Rheim Alkadhi: Templates for Liberation
‘Templates for Liberation’ is Rheim Alkadhi’s first UK solo exhibition, addressing the ongoing consequences of war and colonialism in present-day Iraq and the region at large. Showcasing sculptures fabricated from the heavy-duty transport tarpaulins of cross-border industrial vehicles, extensive archival documentation and research in a dedicated reading room, and emancipatory counter-histories.
The exhibition design features expansive sign-painted titling, mounted recycled text boards, and caption texts printed on a wax-like card, referencing the texture found on the tarpaulins. These sculptures bear the traces of their transnational passage, and so the material itself embodies the environmental and sociopolitical violence consuming the region.
Client
Institute of Contemporary Art
Category
Exhibition
11 June – 5 September 2024
Typeface
Isola, Isola Mono
Photography
Rob Harris
The reading room is titled, ‘The Land of the People,’ and features content with a colonial context where place and people have been enclosed by colonial borders. Alkhadi’s research has been gathered together and mounted as individual gloss plates to hard-wearing archival board, then ring-bound directly to the reading room table. These are representations of critical documents, correspondence, and governmental agreements relate to the establishment of the modern-day political borders in Iraq, drawn by the British and French between 1916 and 1923.
The is also the presence of a speculative rebel element that emerges from inside the reading room materials, accompanied by related documents. Photographic portraits of these rebels imagine countless unrecorded insurgencies by nonconforming women, racialised and ethnic minorities, workers, communists, and others. The rebels exist outside of time, defy categorisation, and bring an anti-colonial strategy into the present.

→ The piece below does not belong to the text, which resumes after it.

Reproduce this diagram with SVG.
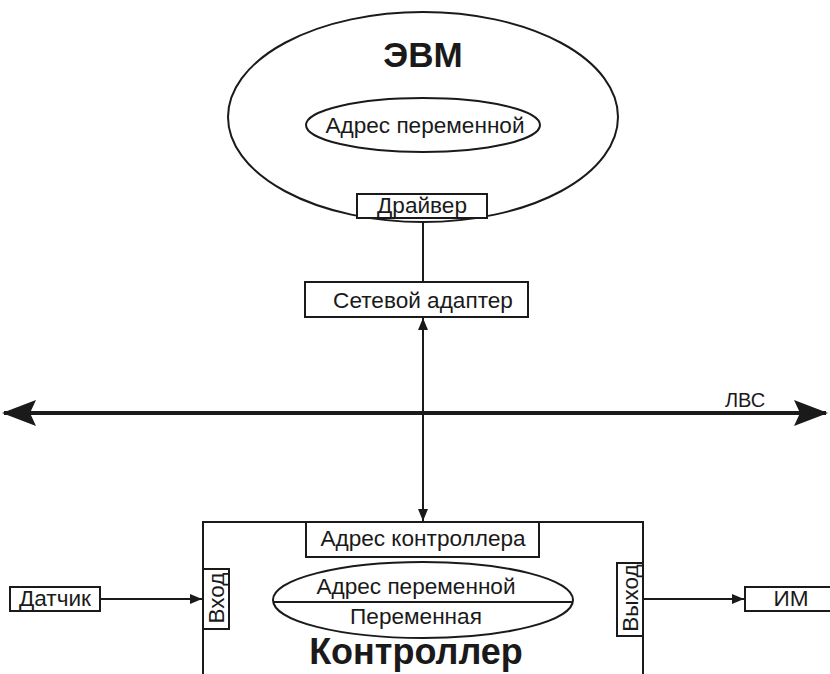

A collage of contextual maps, books and blown-up documentation is formed through the use of strip shelving, where elements can sit over each other. Numbered pins help the visitor navigate this information and give the impression of an archive.
The exhibition interpretation is set in Isola, a contemporary interpretation of the once ubiquitous hot metal font, Venus Grotesk. Venus was often used as a cartographic typeface and is found on many of the records the Alkhadi presents in the reading room, as well as some of the Tarpaulin material. Its mixture of wide and tall letterforms give a sense of permanence.
Instead of a gallery guide, a postcard series featuring various portraits of the ‘rebels’ is available at the beginning of the exhibition. The reverse of the card features the artists statement on the current state of geopolitics in the Middle East, at the time of the exhibition run.